Nebraska farmer Dean Thompson says there's lots of old center pivot irrigation pipe available "for almost no cost" in his area and he's already taken advantage of that fact to build two bale wagons and a calf shed using the heavy-duty 6-in. dia. pipe.
The biggest trailer holds up to 14, 5 1/2-ft. round bales or 17, 5-ft. bales in two side-by-side rows. It was built with 7 lengths of pipe arranged in two cradles. Thompson grouped three trailer house axles together at center to support it, and mounted a gooseneck hitch at the front. "If I were building it again, I'd use one set of truck duals in place of the trailer axles because I've had some trouble with the tires on the trailer house axles when hauling around 8 tons. They're not designed to handle the weight," says Thompson.

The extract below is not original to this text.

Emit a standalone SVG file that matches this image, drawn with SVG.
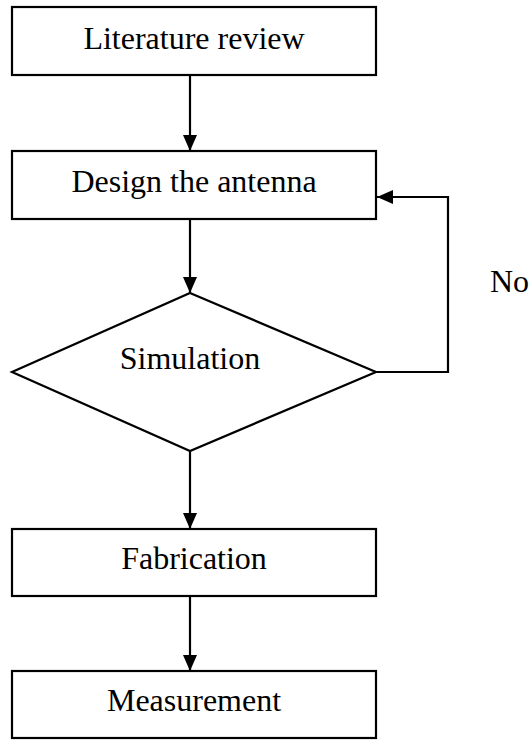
<svg xmlns="http://www.w3.org/2000/svg" width="532" height="740" viewBox="0 0 532 740">
<style>
.box{fill:#fff;stroke:#000;stroke-width:2.2}
.lbl{font-family:"Liberation Serif","Times New Roman",serif;font-size:32px;fill:#000;text-anchor:middle}
.con{fill:none;stroke:#000;stroke-width:2.2}
</style>
<defs>
<marker id="ah" viewBox="0 0 16 14" refX="16" refY="7" markerWidth="16" markerHeight="14" markerUnits="userSpaceOnUse" orient="auto">
<path d="M0,0 L16,7 L0,14 z" fill="#000"/>
</marker>
</defs>
<rect width="532" height="740" fill="#fff"/>
<g id="connectors">
<line class="con" x1="190" y1="75" x2="190" y2="151" marker-end="url(#ah)"/>
<line class="con" x1="190" y1="219" x2="190" y2="293" marker-end="url(#ah)"/>
<line class="con" x1="190" y1="451" x2="190" y2="529" marker-end="url(#ah)"/>
<line class="con" x1="190" y1="596" x2="190" y2="671" marker-end="url(#ah)"/>
<polyline class="con" points="376,372 448,372 448,197 377,197" marker-end="url(#ah)"/>
<text class="lbl" x="490" y="292" style="text-anchor:start">No</text>
</g>
<g id="literature">
<rect class="box" x="12" y="7" width="364" height="68"/>
<text class="lbl" x="194" y="49">Literature review</text>
</g>
<g id="design">
<rect class="box" x="12" y="151" width="364" height="68"/>
<text class="lbl" x="194" y="192">Design the antenna</text>
</g>
<g id="simulation">
<polygon class="box" points="190,293 376,372 190,451 12,372"/>
<text class="lbl" x="190" y="369">Simulation</text>
</g>
<g id="fabrication">
<rect class="box" x="12" y="529" width="364" height="67"/>
<text class="lbl" x="194" y="569">Fabrication</text>
</g>
<g id="measurement">
<rect class="box" x="12" y="671" width="364" height="67"/>
<text class="lbl" x="194" y="711">Measurement</text>
</g>
</svg>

He built a second, narrower bale trailer that holds one row of 5 or 6 bales. "We can't use the big trailer after dark because of the narrow roads in our area," notes Thompson. The trailer was built with 5 lengths of pipe and is fitted with a 3/4-ton Ford rear axle equipped with 16-in. tires. One of the side bars on the trailer drops down so the trailer can be unloaded by gravity without the need for a tractor loader.

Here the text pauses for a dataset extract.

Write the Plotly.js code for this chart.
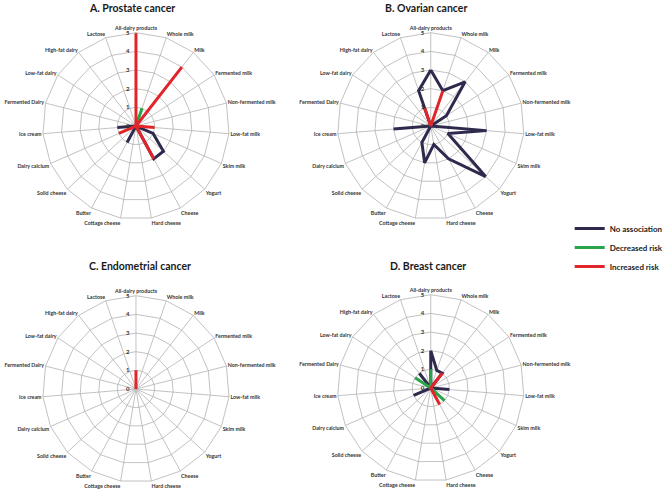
<!DOCTYPE html>
<html>
<head>
<meta charset="utf-8">
<script src="https://cdn.plot.ly/plotly-3.0.1.min.js"></script>
<style>html,body{margin:0;padding:0;background:#fff;}#chart{width:669px;height:490px;}</style>
</head>
<body>
<div id="chart"></div>
<script>
const categories = ["All-dairy products","Whole milk","Milk","Fermented milk","Non-fermented milk","Low-fat milk","Skim milk","Yogurt","Cheese","Hard cheese","Cottage cheese","Butter","Solid cheese","Dairy calcium","Ice cream","Fermented Dairy","Low-fat dairy","High-fat dairy","Lactose"];
const seriesNames = ["No association","Decreased risk","Increased risk"];
const panelTitles = ["A. Prostate cancer","B. Ovarian cancer","C. Endometrial cancer","D. Breast cancer"];
const radialTicks = [0,1,2,3,4,5];

// A. Prostate
const prostateNo  = [0,0,0,0,0,0,1,2,2,0,0,1,0,0,1,0,0,0,0];
const prostateDec = [0,1,0,0,0,0,0,0,0,0,0,0,0,0,0,0,0,0,0];
const prostateInc = [5,0,4,0,0,1,0,0,2,0,0,0,0,1,0,0,0,0,0];
// B. Ovarian
const ovarianNo  = [3,2,3,1,0,3,1,4,2,1,2,1,0,0,2,0,0,0,2];
const ovarianDec = [0,0,0,0,0,0,0,0,0,0,0,0,0,0,0,0,0,0,0];
const ovarianInc = [0,2,0,0,0,0,0,0,0,0,0,0,0,0,0,0,0,0,1];
// C. Endometrial
const endometrialNo  = [0,0,0,0,0,0,0,0,0,0,0,0,0,0,0,0,0,0,0];
const endometrialDec = [0,0,0,0,0,0,0,0,0,0,0,0,0,0,0,0,0,0,0];
const endometrialInc = [1,0,0,0,0,0,0,0,0,0,0,0,0,0,0,0,0,0,0];
// D. Breast
const breastNo  = [2,1,1,0,0,1,0,0,0,0,0,0,0,1,0,0,0,1,0];
const breastDec = [1,0,0,0,0,0,0,1,0,0,0,0,0,0,0,0,1,0,0];
const breastInc = [0,0,1,0,0,0,0,0,1,0,0,0,0,0,0,0,0,0,0];

const colors = ["#2e2a4d","#2ba34a","#e0262b"];
const panels = [
  [prostateNo, prostateDec, prostateInc],
  [ovarianNo, ovarianDec, ovarianInc],
  [endometrialNo, endometrialDec, endometrialInc],
  [breastNo, breastDec, breastInc]
];
const subplotIds = ["polar","polar2","polar3","polar4"];

const traces = [];
panels.forEach((series, p) => {
  series.forEach((vals, s) => {
    traces.push({
      type: "scatterpolar",
      mode: "lines",
      r: vals.concat([vals[0]]),
      theta: categories.concat([categories[0]]),
      subplot: subplotIds[p],
      name: seriesNames[s],
      showlegend: p === 0,
      line: {color: colors[s], width: 3},
      hoverinfo: "skip"
    });
  });
});

const W = 669, H = 490, R = 94;
const centers = [[137,126],[434,126],[137,389],[434,388]];
function dom(cx, cy) {
  return {x: [(cx - R) / W, (cx + R) / W], y: [(H - cy - R) / H, (H - cy + R) / H]};
}
const gridCol = "#b3b3b3";
const labelFont = {family: "Lato, sans-serif", size: 5.3, weight: "bold", color: "#333333"};
function polarLayout(i) {
  return {
    domain: dom(centers[i][0], centers[i][1]),
    gridshape: "linear",
    bgcolor: "#ffffff",
    angularaxis: {
      type: "category",
      categoryorder: "array",
      categoryarray: categories,
      rotation: 90,
      direction: "clockwise",
      tickfont: labelFont,
      gridcolor: gridCol, gridwidth: 0.8,
      linecolor: gridCol, linewidth: 0.8, showline: true,
      ticks: ""
    },
    radialaxis: {
      range: [0, 5],
      tickvals: radialTicks,
      angle: 90,
      tickangle: 90,
      side: "counterclockwise",
      showline: false,
      gridcolor: gridCol, gridwidth: 0.8,
      ticks: "outside", ticklen: 4, tickcolor: "rgba(0,0,0,0)",
      tickfont: {family: "Lato, sans-serif", size: 6, weight: "bold", color: "#333333"}
    }
  };
}

const titlePos = [[133,8],[429,8],[141,266],[431,266]];
const annotations = panelTitles.map((t, i) => ({
  text: "<b>" + t + "</b>",
  x: titlePos[i][0] / W, y: 1 - titlePos[i][1] / H,
  xref: "paper", yref: "paper", xanchor: "center", yanchor: "middle",
  showarrow: false,
  font: {family: "Lato, sans-serif", size: 10.5, color: "#1a1a1a"}
}));

const layout = {
  width: W, height: H,
  margin: {l: 0, r: 0, t: 0, b: 0},
  paper_bgcolor: "#ffffff",
  showlegend: true,
  legend: {
    x: 574 / W, y: 1 - 214 / H, xanchor: "left", yanchor: "top",
    font: {family: "Lato, sans-serif", size: 8, weight: "bold", color: "#1a1a1a"},
    bgcolor: "rgba(0,0,0,0)", itemwidth: 30
  },
  annotations: annotations,
  polar: polarLayout(0),
  polar2: polarLayout(1),
  polar3: polarLayout(2),
  polar4: polarLayout(3)
};

Plotly.newPlot("chart", traces, layout, {displayModeBar: false, staticPlot: true});
</script>
</body>
</html>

Thompson also built a calving shed out of pipe and says pipe would work great to put up other farm buildings. "This calving shed is portable so it needs to be extremely strong. We cut the ends of the pipe on 45-degree angles to form the corners and welded them all the way around, making for very rigid construction. Long lengths of angle iron mount vertically inside each corner, welded to the pipe, hold the pipe frames up. Sheet metal sides were screwed directly to the pipe. A rail across the open front of the shed keeps cows out and calves in," says Thompson, who "junks out" old center pivots for other farmers and keeps half the pipe as payment.